Magnet schooling began as a desegregation strategy to provide opportunity through racial and social heterogeneity, and that still is its greatest value for youth. Career magnet high schools reduce the detrimental effects of social isolation because students who might not yet have future educational plans find friends who do. This makes it easier to avoid the academic risk behaviors that characterize the adolescence of many low-income urban students, behaviors we found more prevalent among the comprehensive graduates in the study. By bringing together more students preparing for college and by increasing their expectations of future educational and career opportunities, the youth shared an ethos of academic and vocational achievement in the schools. Higher achievement, we know, may result from the students' greater sense of membership, or social bonding, in career magnet high schools (Hill, Foster, & Gendler, 1990; Whelage, Rutter, Smith, Lesko, & Fernandez, 1989). In turn, parents are then perceived as more willing to sacrifice to provide more opportunities for their children. More than comprehensive high schools, career magnet high schools can help students acquire the social capital we recognize as instrumental to career development.

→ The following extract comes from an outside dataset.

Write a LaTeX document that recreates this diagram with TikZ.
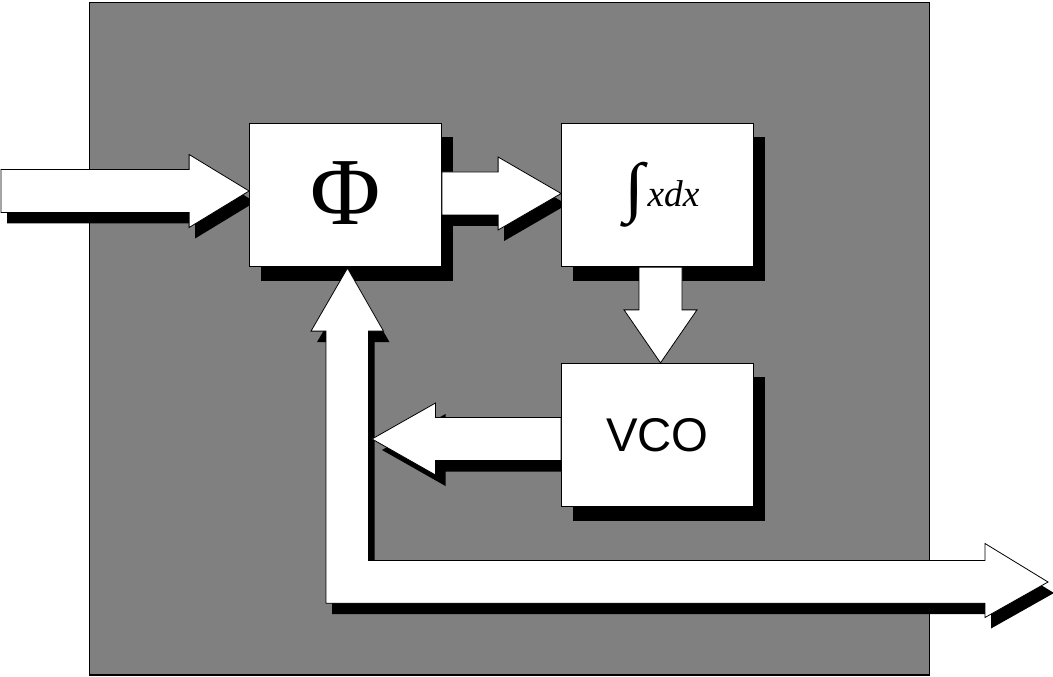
\documentclass[tikz,border=0pt]{standalone}
\usepackage{fontspec}
\setmainfont{Liberation Serif}
\newfontfamily\vcofont{Liberation Sans}
\usepackage{graphicx}
\definecolor{PLLGray}{HTML}{808080}
\usepackage{tikz}
\usetikzlibrary{positioning,calc,shadows,backgrounds}
\tikzset{
  pllbox/.style={draw=black, fill=white, line width=0.6pt, inner sep=0pt,
    minimum width=144pt, minimum height=107.6pt,
    drop shadow={shadow xshift=8.6pt, shadow yshift=-10.5pt, fill=black, opacity=1}},
  arrowbody/.style={draw=black, fill=white, line width=0.6pt, line join=miter}
}
\newcommand{\shadedarrow}[2][6]{%
  \begin{scope}[on background layer]
    \fill[black, transform canvas={xshift=#1*0.75pt, yshift=-8.25pt}] #2;
  \end{scope}
  \filldraw[arrowbody] #2;
}
\newcommand{\bigint}{\raisebox{-17.5pt}{\resizebox*{15pt}{48.8pt}{\raisebox{\depth}{∫}}}}

\begin{document}
\begin{tikzpicture}[x=0.75pt, y=-0.75pt]
    \useasboundingbox (0,0) rectangle (1053,677);
    \begin{scope}[on background layer]
      \filldraw[fill=PLLGray, draw=black, line width=0.8pt] (89.5,2.7) rectangle (929.5,675);
    \end{scope}
    \node[pllbox] (phi) at (345.5,195) {\fontsize{72}{80}\selectfont\raisebox{2.5pt}{Φ}};
    \node[pllbox] (integ) at (657.5,195) {\fontsize{28}{34}\selectfont\hspace*{7pt}\bigint\hspace{2pt}\raisebox{-2pt}{\textit{xdx}}};
    \node[pllbox] (vco) at (657.5,435) {\vcofont\fontsize{35.5}{40}\selectfont VCO};
    \coordinate (in) at (1,191);
    \coordinate (merge) at (372,439);
    \coordinate (out) at (1048,582);
    \shadedarrow{($(phi.west)+(0,-4)$) -- ++(-60,36.5) -- ++(0,-15) -- ($(in)+(0,21.5)$) -- ($(in)+(0,-21.5)$) -- ($(phi.west)+(-60,-25.5)$) -- ++(0,-15) -- cycle}
    \shadedarrow{($(integ.west)+(0,-1.5)$) -- ++(-63,36.5) -- ++(0,-15) -- ($(phi.east)+(0,20)$) -- ($(phi.east)+(0,-23)$) -- ($(integ.west)+(-63,-23)$) -- ++(0,-15) -- cycle}
    \filldraw[arrowbody] ($(vco.north)+(3,0)$) -- ++(-36.5,-53) -- ++(15,0) -- ($(integ.south)+(-18.5,0)$) -- ($(integ.south)+(24.5,0)$) -- ($(vco.north)+(24.5,-53)$) -- ++(15,0) -- cycle;
    \shadedarrow[10]{(merge) -- ++(63.5,-36) -- ++(0,14.5) -- ($(vco.west)+(0,-17.5)$) -- ($(vco.west)+(0,25.5)$) -- ($(merge)+(63.5,21.5)$) -- ++(0,14.5) -- cycle}
    \shadedarrow{($(phi.south)+(2,1)$) -- ++(36,63) -- ++(-15,0) |- ($(out)+(-63,-21.5)$) -- ++(0,-17) -- (out) -- ++(-63,35.5) -- ++(0,-14.3) -| ($(phi.south)+(-19.5,64)$) -- ++(-15,0) -- cycle}
  \end{tikzpicture}
\end{document}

Everything good about career magnet high schools is identified with the social climate it creates. Career magnet high schools can provide adolescents with experiences, types of relationships, and involvements not usually encountered in other settings. They can transmit information, skills, and motivation and permit the adolescent to perform adequately in adult roles even while in high school. They can also provide a socially supportive and academically focused setting as they combine academic and career goals.
Despite their promise, however, career magnet high schools have not yet found a way of making more adults available to students who can influence their career development. Only the frequent and consistent interactions with their occupation teachers have such an effect. Career magnet high schools need to provide more opportunities for youth to enlarge their social networks. This will not only reduce the students' social isolation but also provide resources to complement, or supplement, the opportunities that their family and community background and education provide. This helps develop a sense of membership in career magnet high schools that increases students' commitment to and engagement with schoolwork, and is likely to promote achievement (Gamoran, 1996). Thus, students who might be overlooked and neglected in conventional classrooms may be more willing to participate in their education in a career magnet high school (Whelage & Smith, 1992).
The climate of the career magnet high school for career development must be nurtured. The power of the career magnet high school rests with the articulation of its many parts with each other. Currently, they are loosely coupled, despite their promise for proper integration. Clearly, the career magnet graduates still profited from their school experience, would return to their high school given a chance, and, in general, felt that they received a good education. An opportunity to harness all the elements of the career development process for the students' benefit could be missed, however, if the career magnet high schools do not aggressively link all of their elements together.